Bakarsınız kürsüden Meclis'e kibirli kibirli ve topraklarına çiftliklerinizin ve çek defterinize.

Ellerinizin ikisi de yerinde, Adnan Bey,

iki elinizle okşarsınız,

iki tombul,

iki ak, vıcık vıcık terli iki elinizle okşarsınız pomadalı saçlarınızı,

dövizlerinizi, ve memelerini metreslerinizin.

İki bacağınızın ikisi de yerinde, Adnan Bey,

iki bacağınız taşır geniş kalçalarınızı,

iki bacağınızla çıkarsınız huzuruna Eisenhower'in,

ve bütün kaygınız iki bacağınızın arkadan birleştiği yeri halkın tekmesinden korumaktır.

Benim gözlerimin ikisi de yok.

Benim ellerimin ikisi de yok.

Benim bacaklarımın ikisi de yok.

Ben yok'um.

Beni, Üniversiteli yedek subayı, Kore'de harcadınız, Adnan Bey.

Elleriniz itti beni ölüme,

vıcık vıcık terli, tombul elleriniz.

Gözleriniz şöyle bir baktı arkamdan ve ben al kan içinde ölürken çığlığımı duymamanız için kaçırdı sizi bacaklarınız arabanıza bindirip.
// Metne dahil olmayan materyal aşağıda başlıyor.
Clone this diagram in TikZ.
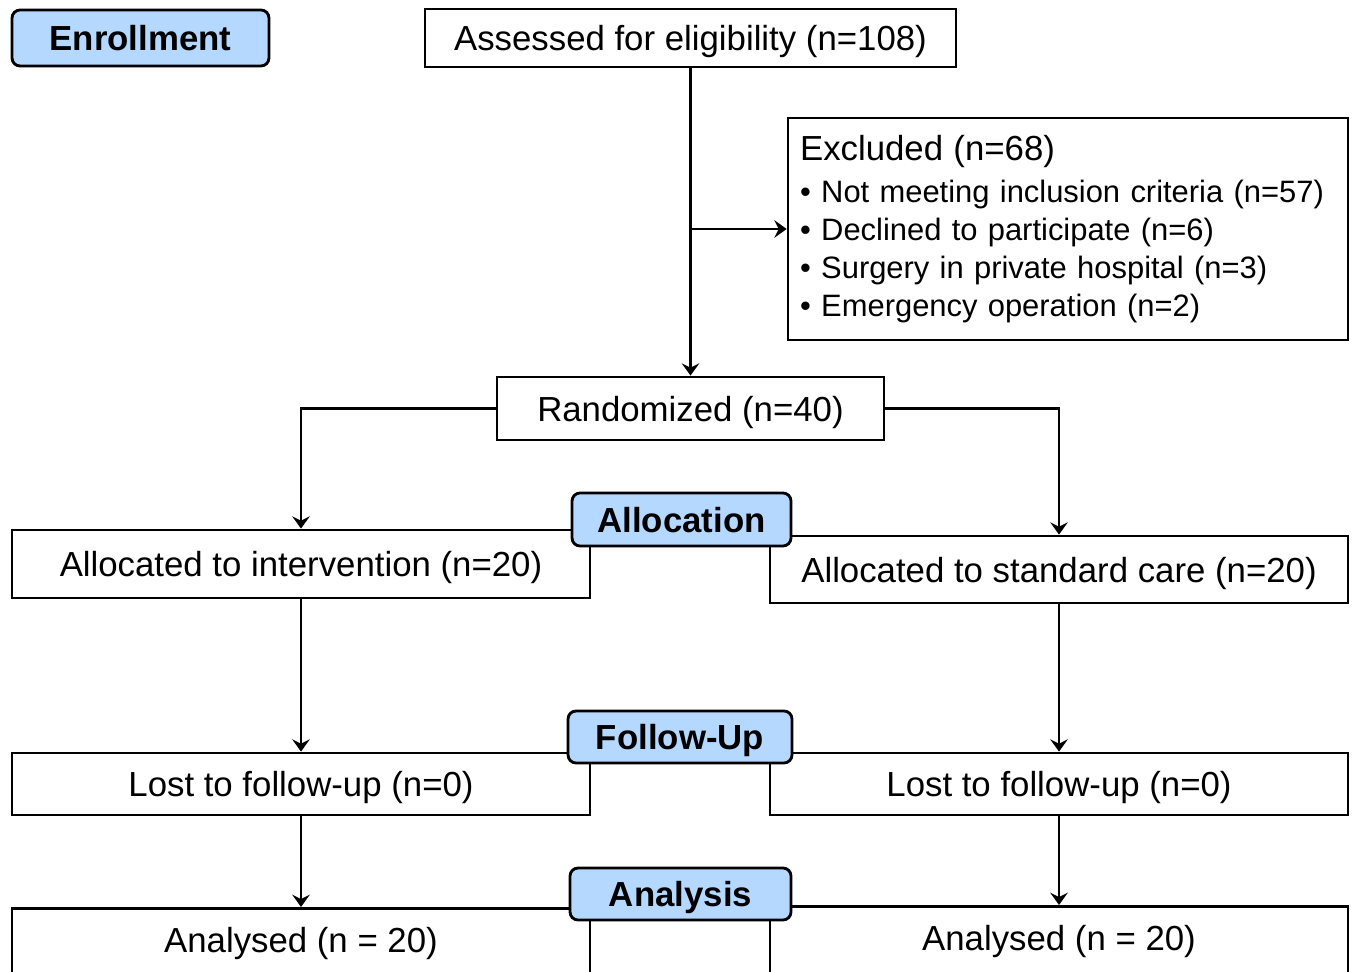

Ama ben peşinizdeyim, Adnan Bey,

ölüler otomobilden hızlı gider,

kör gözlerim,

kopuk ellerim,

kesik bacaklarımla peşinizdeyim.

Diyetimi istiyorum, Adnan Bey,

göze göz, ele el, bacağa bacak, diyetimi istiyorum,

alacağım da...

25 Haziran 1959

 

Son not: Dönemi daha detaylı merak edenler için Prof. Dr. Ulvi Keser’in, “Adnan Menderes ve Kıbrıs’ta Menderes’in Gestapoları” isimli kitabını okumanızı tavsiye ediyorum.